Öğretmenleri teşvik edici bir mekanizma neredeyse hiç yok. Oysa bundan 15 yıl önce öğretmenlerin lisansüstü eğitim yapmaları teşvik ediliyordu; yüksek lisans mezunu öğretmenler ek ders ücretini %25, doktora yapmış olanlar da %40 zamlı alıyordu. Ayrıca tezsiz yüksek lisansı özendirici uygulamalar vardı; tezsiz yüksek lisans yapmış olanlar, doktora da yapabiliyor ve öğretmenlere, eğitim yöneticiliğinde 8 puanlık bir kazanım imkânı sağlıyordu. Bütün bunlar, öğretmenlerin mesleğe adanmışlığını artıran önemli uygulamalar olarak maalesef tarihte kalmıştır. Yüksek lisans eğitiminin, öğretmenlere, Singapur öğretmenleri için yukarıda bahsedilen; kendilerini mesleğe adama, işbirliğine dayalı ve katılımcı öğrenme ile profesyonellik kültürünün güçlenmesine katkı yaptığı açıktır. Öğretmen eğitiminde, meslek içinde, öğretmenlerin eğitimine katkı yapacak bütün fırsatlardan yararlanmak, eğitimde başarıya götüren en kestirme yol olarak değerlendirilmektedir.
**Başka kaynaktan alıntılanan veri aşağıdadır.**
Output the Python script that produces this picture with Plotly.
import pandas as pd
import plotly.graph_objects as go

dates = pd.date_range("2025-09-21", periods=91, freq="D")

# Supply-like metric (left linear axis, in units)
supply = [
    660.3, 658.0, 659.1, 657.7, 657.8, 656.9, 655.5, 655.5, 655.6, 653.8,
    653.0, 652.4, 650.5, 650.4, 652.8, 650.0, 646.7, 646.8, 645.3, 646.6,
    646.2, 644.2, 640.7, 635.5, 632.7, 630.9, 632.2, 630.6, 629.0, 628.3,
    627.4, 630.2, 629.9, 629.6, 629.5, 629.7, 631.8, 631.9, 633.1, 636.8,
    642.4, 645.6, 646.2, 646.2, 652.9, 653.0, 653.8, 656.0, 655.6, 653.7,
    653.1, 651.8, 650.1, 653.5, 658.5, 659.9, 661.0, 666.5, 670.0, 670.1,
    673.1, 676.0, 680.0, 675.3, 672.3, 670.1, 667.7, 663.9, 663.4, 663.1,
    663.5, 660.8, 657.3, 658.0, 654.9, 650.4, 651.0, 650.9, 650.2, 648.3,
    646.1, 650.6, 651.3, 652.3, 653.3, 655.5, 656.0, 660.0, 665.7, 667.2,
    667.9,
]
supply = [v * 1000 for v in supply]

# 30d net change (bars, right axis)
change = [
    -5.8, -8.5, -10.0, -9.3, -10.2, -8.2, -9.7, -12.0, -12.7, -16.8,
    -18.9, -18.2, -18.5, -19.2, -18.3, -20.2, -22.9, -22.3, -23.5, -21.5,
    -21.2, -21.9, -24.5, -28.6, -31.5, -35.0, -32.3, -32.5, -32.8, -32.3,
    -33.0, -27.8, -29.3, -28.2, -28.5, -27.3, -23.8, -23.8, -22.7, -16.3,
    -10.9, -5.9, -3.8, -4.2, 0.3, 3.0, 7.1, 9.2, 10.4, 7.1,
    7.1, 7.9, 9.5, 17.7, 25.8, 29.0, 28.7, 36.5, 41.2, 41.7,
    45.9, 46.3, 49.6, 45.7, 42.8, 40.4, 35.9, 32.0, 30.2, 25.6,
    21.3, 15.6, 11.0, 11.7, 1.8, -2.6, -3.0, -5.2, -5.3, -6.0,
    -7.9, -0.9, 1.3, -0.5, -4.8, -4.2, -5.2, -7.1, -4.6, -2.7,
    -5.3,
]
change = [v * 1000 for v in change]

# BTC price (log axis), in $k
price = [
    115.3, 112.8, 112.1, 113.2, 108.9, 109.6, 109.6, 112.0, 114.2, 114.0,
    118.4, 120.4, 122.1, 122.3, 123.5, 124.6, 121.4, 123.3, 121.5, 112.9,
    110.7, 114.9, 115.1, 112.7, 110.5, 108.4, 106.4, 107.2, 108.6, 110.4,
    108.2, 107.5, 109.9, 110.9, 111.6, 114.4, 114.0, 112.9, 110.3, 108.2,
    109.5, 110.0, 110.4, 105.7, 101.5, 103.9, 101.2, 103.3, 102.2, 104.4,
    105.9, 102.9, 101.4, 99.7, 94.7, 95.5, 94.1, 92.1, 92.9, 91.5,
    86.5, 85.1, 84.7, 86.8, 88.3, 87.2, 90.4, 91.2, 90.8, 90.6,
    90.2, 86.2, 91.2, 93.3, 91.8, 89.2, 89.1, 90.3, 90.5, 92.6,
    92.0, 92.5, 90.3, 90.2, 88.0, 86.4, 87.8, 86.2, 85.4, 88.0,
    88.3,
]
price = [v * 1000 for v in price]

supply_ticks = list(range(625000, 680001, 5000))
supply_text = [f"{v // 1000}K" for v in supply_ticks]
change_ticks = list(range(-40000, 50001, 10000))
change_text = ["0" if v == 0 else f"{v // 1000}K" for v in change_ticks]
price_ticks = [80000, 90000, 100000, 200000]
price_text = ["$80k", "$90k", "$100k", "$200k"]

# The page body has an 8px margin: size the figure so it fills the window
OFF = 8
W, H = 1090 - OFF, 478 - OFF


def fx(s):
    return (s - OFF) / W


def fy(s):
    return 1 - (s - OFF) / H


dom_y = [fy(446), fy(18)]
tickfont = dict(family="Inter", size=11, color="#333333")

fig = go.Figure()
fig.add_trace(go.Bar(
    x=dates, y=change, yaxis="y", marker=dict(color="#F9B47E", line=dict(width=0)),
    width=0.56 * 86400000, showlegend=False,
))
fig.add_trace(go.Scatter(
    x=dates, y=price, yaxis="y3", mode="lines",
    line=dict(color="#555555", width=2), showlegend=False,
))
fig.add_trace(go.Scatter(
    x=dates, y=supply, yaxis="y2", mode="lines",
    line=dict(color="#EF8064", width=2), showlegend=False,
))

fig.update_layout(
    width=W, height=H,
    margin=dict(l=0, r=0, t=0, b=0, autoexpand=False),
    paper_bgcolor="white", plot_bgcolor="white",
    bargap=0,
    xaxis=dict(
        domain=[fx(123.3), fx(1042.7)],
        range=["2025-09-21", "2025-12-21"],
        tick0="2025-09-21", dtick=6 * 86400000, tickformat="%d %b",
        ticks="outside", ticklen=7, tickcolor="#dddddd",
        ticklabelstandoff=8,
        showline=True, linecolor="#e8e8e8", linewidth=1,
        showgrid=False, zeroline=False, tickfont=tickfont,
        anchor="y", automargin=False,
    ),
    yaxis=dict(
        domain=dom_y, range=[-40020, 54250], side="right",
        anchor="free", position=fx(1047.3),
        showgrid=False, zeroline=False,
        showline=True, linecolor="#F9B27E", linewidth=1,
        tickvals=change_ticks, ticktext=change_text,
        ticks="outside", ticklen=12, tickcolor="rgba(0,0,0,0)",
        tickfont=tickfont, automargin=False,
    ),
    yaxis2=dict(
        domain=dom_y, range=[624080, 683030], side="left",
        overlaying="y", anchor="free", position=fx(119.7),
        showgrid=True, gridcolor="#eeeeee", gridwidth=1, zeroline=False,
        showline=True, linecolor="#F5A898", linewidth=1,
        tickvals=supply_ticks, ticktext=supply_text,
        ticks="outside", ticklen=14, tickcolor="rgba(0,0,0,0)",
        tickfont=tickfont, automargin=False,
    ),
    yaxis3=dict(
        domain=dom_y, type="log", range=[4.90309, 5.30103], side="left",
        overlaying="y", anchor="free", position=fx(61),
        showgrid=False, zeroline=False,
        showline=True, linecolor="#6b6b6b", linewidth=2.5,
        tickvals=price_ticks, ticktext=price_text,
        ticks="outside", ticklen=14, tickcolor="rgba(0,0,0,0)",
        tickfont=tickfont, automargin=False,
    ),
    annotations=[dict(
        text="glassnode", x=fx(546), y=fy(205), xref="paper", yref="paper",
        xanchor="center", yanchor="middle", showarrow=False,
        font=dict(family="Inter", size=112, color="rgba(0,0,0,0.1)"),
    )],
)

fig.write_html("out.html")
Öğretmen eğitiminde lisansüstü eğitimi dikkate almak, öğretmen kalitesini istenen seviyeye getireceğinden, okul başarısını da artıracaktır. Yoksa her üç yılda bir, eğitimdeki başarısızlığımızı konuşup, aynı uygulamalarla devam edersek, eğitimde bir arpa boyu ilerleyemeyeceğimizi unutmamak gerekir. 

Türk Eğitim Sistemini başka bazı sistemlerle karşılaştırırken de dikkatli olmakta fayda vardır. Örneğin Singapur’un nüfusunun üç katı öğrencimiz var. Bu kadar kalabalık bir öğrenci grubunu 950 bin öğrencili bir sistemle karşılaştırırken dikkat etmek gerekir. Elbette bazı uygulamalarına dikkat edilebilir, ancak tümüyle Singapur’a bakıp, kendimizi onunla kıyaslamak bilimsel bir tutum olmaz. 

Eğitim sistemimizde öğretmen yetiştirmeye yeni bir yaklaşımla bakmayı öğrenmek zorundayız. Eğitimde eski alışkanlıklardan bazıları elbette iyidir, ama bazı alışkanlıkların bizim başarımızı aşağıya çektiğini göz ardı etmemeliyiz. Örneğin “ezbere eğitim” bu eski alışkanlıklarımızın en kötüsü olarak değerlendirilebilir. Öğretmen yetiştirirken, öğretmen adaylarına bazı bilgileri ezberletip, bu bilgileri “test” marifetiyle ölçmeye kalkmak çağdışı bir uygulamadır. Bu yolla yetişen öğretmenler, hizmet içinde de eğitim fakültesinden geldikleri gibi öğretmenlik yapmaya devam ediyorsa, sistemdeki başarısızlığı başka yerde aramaya gerek yoktur. Öğretmen kalitesi ile okul başarısının doğrudan ilişkisi olduğunu anlamak, okul başarımızın istenen seviyeye gelmesi için ilk adım olarak değerlendirilmelidir. Bu ilk adımı atamazsak, diğer atacağımız adımların okul başarısında hiçbir işlevi olmayacaktır.
Okul başarısı için öncelikle öğretmen eğitiminin kalitesi artırılmalıdır.